Templates & Ready-Made Sheets

Master Your Finances with a Monthly Budget Excel Template

Dashboard view of a monthly budget Excel template tracking income

Category: Templates & Ready-Made Sheets — Section: Knowledge Base — Published: 2025-12-01

Accountants, data analysts, and finance teams need reliable, auditable, and repeatable processes to manage cash flow, control costs, and produce timely reports. This guide explains how to use a monthly budget excel template (ready‑made or lightly customized) to plan, track, and analyze income and expenses each month — with step‑by‑step setup, practical examples, and professional tips that reduce errors and save time.

Why this matters for accountants, data analysts, and companies

Monthly budgeting is the foundation of cash management. For accounting teams, a formal monthly budget provides an auditable source of truth to reconcile actuals and produce variance explanations. For data analysts it is a standardized dataset to run trend analysis and forecasting. For companies — from small businesses to corporate finance teams — it reduces financial surprises, informs headcount decisions, and supports operational planning.

Using a ready‑made budget template reduces setup time, enforces consistent structure and formulas, and speeds up reporting. A well-designed monthly budget excel template can be integrated with accounting exports, fed to dashboards, and reused each month with minimal manual work.

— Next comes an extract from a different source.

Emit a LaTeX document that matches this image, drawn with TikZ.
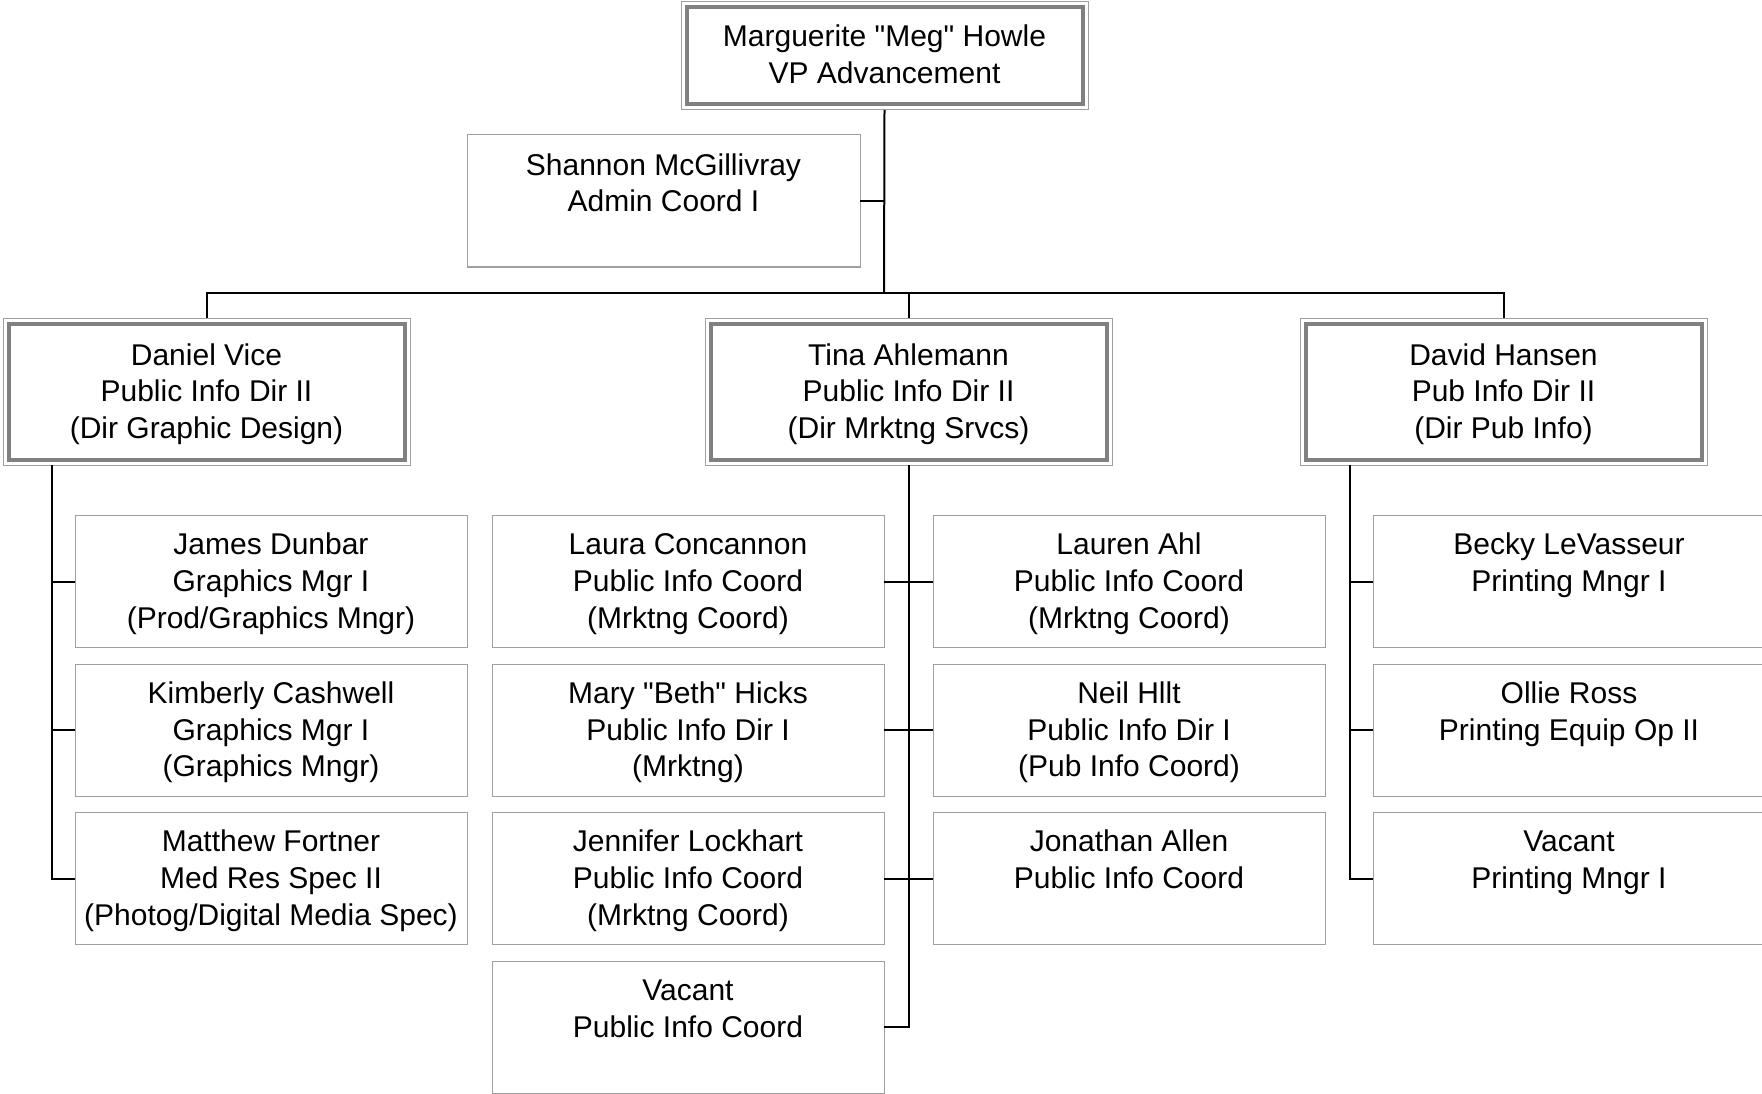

Core concept: what a monthly budget Excel template contains

A professional monthly budget template is more than a list of numbers. It is an organized workbook with structured sheets and logic. Key components:

  • Income and expense worksheet — a primary sheet that captures all expected income streams and expense categories per month.
  • Categories and mapping — a master list of GL codes or analytic categories to group line items (e.g., Sales, COGS, Payroll, Rent, Marketing).
  • Actuals import — a sheet or table where you paste or load actual transactions exported from your ERP or bank.
  • Variance calculations — formulas that compute Budget vs Actual, % variance, and rolling differences.
  • Summary dashboard — charts and KPI tiles for cash burn, operating margin, and major variances.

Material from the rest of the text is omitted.